Automobile. Le fisc freine les achats de voitures en Europe
Des milliers de cartes grises de voitures achetées hors de France sont bloquées par les recettes des impôts, qui refusent de délivrer un document fiscal pour l'immatriculation. Les importateurs ont été reçus à Bercy pour tenter de débloquer la situation.
Acheter sa voiture en Europe devient un calvaire. Plusieurs milliers d'automobilistes français qui pensaient faire une « bonne affaire » se retrouvent aujourd'hui dans l'impossibilité d'utiliser leur voiture sous peine d'être hors la loi. Selon nos informations, de nombreuses recettes des impôts bloquent ou refusent de délivrer aux acheteurs le papier fiscal indiquant que la TVA dans le pays du vendeur a bien été réglée.
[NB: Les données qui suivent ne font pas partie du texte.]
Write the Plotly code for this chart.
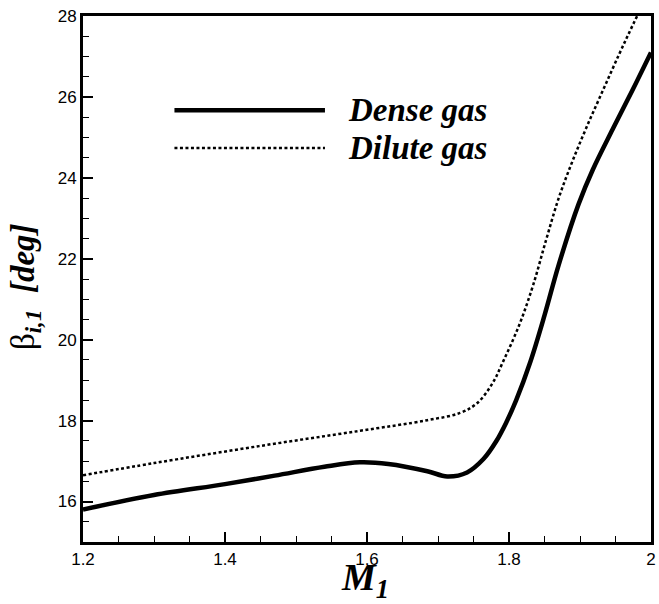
import plotly.graph_objects as go

# Data
dense_x = [1.2, 1.3, 1.4, 1.47, 1.54, 1.59, 1.63, 1.685, 1.713, 1.741, 1.764, 1.782,
           1.796, 1.81, 1.83, 1.85, 1.87, 1.898, 1.918, 1.946, 1.974, 2.0]
dense_y = [15.8, 16.16, 16.43, 16.64, 16.86, 16.97, 16.93, 16.75, 16.62, 16.72, 17.05, 17.49,
           17.95, 18.5, 19.45, 20.6, 21.85, 23.35, 24.2, 25.2, 26.17, 27.1]

dilute_x = [1.2, 1.3, 1.448, 1.587, 1.685, 1.731, 1.755, 1.776, 1.792, 1.815, 1.834,
            1.852, 1.87, 1.888, 1.908, 1.932, 1.955, 1.975, 2.0]
dilute_y = [16.65, 16.95, 17.37, 17.74, 18.01, 18.19, 18.43, 18.9, 19.47, 20.39, 21.35,
            22.45, 23.5, 24.35, 25.2, 26.15, 27.05, 27.8, 28.7]

legend_names = ["Dense gas", "Dilute gas"]

x_ticks = [1.2, 1.4, 1.6, 1.8, 2.0]
x_tick_labels = ["1.2", "1.4", "1.6", "1.8", "2"]
y_ticks = [16, 18, 20, 22, 24, 26, 28]

dot_dash = "3px,2.5px"

fig = go.Figure()
fig.add_trace(go.Scatter(x=dense_x, y=dense_y, mode="lines", name=legend_names[0],
                         line=dict(color="black", width=4.5, shape="spline", smoothing=1.0)))
fig.add_trace(go.Scatter(x=dilute_x, y=dilute_y, mode="lines", name=legend_names[1],
                         line=dict(color="black", width=2.5, dash=dot_dash, shape="spline", smoothing=1.0)))

serif = "Liberation Serif"
sans = "Liberation Sans"

fig.update_layout(
    width=659, height=604,
    margin=dict(l=83, r=3, t=16, b=62),
    paper_bgcolor="white", plot_bgcolor="white",
    showlegend=False,
    font=dict(family=sans, color="black"),
)

fig.update_xaxes(range=[1.2, 2.0], tickvals=x_ticks, ticktext=x_tick_labels,
                 ticks="inside", ticklen=10, tickwidth=2, tickcolor="black",
                 minor=dict(dtick=0.05, ticks="inside", ticklen=6, tickwidth=1, tickcolor="black"),
                 showline=True, linewidth=3, linecolor="black", mirror=True,
                 showgrid=False, zeroline=False,
                 tickfont=dict(family=sans, size=17, color="black"))
fig.update_yaxes(range=[15, 28], tickvals=y_ticks,
                 ticks="inside", ticklen=10, tickwidth=2, tickcolor="black",
                 minor=dict(dtick=0.5, ticks="inside", ticklen=6, tickwidth=1, tickcolor="black"),
                 showline=True, linewidth=3, linecolor="black", mirror=True,
                 showgrid=False, zeroline=False,
                 tickfont=dict(family=sans, size=17, color="black"))

# Axis titles
fig.add_annotation(xref="paper", yref="paper", x=0.497, y=-0.022, yanchor="top", xanchor="center",
                   showarrow=False,
                   text="<b><i>M</i></b><sub><b><i>1</i></b></sub>",
                   font=dict(family=serif, size=38, color="black"))
fig.add_annotation(xref="paper", yref="paper", x=-0.1, y=0.485, xanchor="center", yanchor="middle",
                   showarrow=False, textangle=-90,
                   text="β<sub><b><i>i,1</i></b></sub><b><i>&nbsp;&nbsp;[deg]</i></b>",
                   font=dict(family=serif, size=33, color="black"))

# Legend drawn manually
leg_y = [0.821, 0.749]
dashes = ["solid", dot_dash]
widths = [4.5, 2.5]
for i in range(2):
    fig.add_shape(type="line", xref="paper", yref="paper",
                  x0=0.161, x1=0.426, y0=leg_y[i], y1=leg_y[i],
                  line=dict(color="black", width=widths[i], dash=dashes[i]))
    fig.add_annotation(xref="paper", yref="paper", x=0.463, y=leg_y[i],
                       xanchor="left", yanchor="middle", showarrow=False,
                       text="<b><i>" + legend_names[i] + "</i></b>",
                       font=dict(family=serif, size=33, color="black"))

fig.write_html("out.html")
Or, sans ce sésame, impossible d'immatriculer et d'assurer sa voiture. L'Association de défense des mandataires automobiles (Addema) révèle qu'actuellement plus de 3 000 dossiers sont en souffrance. « L'importation en France de voitures neuves et d'occasion de l'Union est un marché qui se développe fortement grâce aux fortes différences de prix, explique Dominique Journiac, la présidente de l'Addema. Jusqu'à présent, ce commerce ne posait pas de problème pour les acheteurs français. »
Risques de magouilles
Or en septembre, les services fiscaux de Bercy, qui soupçonnent certains abus, ont brutalement décidé de donner un tour de vis en laissant à chaque recette locale des impôts le soin d'interpréter la septième directive européenne qui réglemente ce commerce. « Cette liberté d'action a généré une situation ubuesque », reprend Dominique Journiac. Certaines recettes ont décidé de tout verrouiller en ne délivrant plus du tout de « quitus fiscal » sauf si le particulier accepte de payer à nouveau la TVA française de 19,6 %. D'autres demandent aux particuliers des pièces complémentaires très difficiles à fournir. « Aujourd'hui, je refuse les clients de Nantes ou de Pau, ajoute un mandataire. Ils seront retoqués même si tous les papiers sont en règle. A cause de cette situation, beaucoup de mandataires qui respectent pourtant les textes se retrouvent au bord du dépôt de bilan. » L'Addema va même plus loin. « Contrairement à l'objectif de Bercy qui est d'éliminer les éventuels voyous, cela risque surtout de pousser certaines personnes à magouiller. » L'application aléatoire des textes a déjà valu à la France de se faire condamner par Bruxelles, à la suite de plaintes de particuliers. En décembre dernier, la Commission avait donné deux mois à Bercy pour régler le problème avant de saisir la Cour de justice. Dans le même temps, plusieurs députés conduits par Gérard Charasse (Allier) se sont aussi saisis de ce dossier. Face à cette situation, Bercy a reçu les professionnels du secteur. « Au cours de cette réunion, ils ont proposé de mettre en place un moratoire pendant trois mois afin de régler les dossiers en attente, reprend Dominique Journiac. Ces instructions ont été diffusées auprès des recettes des impôts mais la situation n'a que très peu évolué. » De plus, les mandataires ont proposé au ministère d'élaborer une charte de qualité dont l'objectif est d'éliminer certains opérateurs douteux.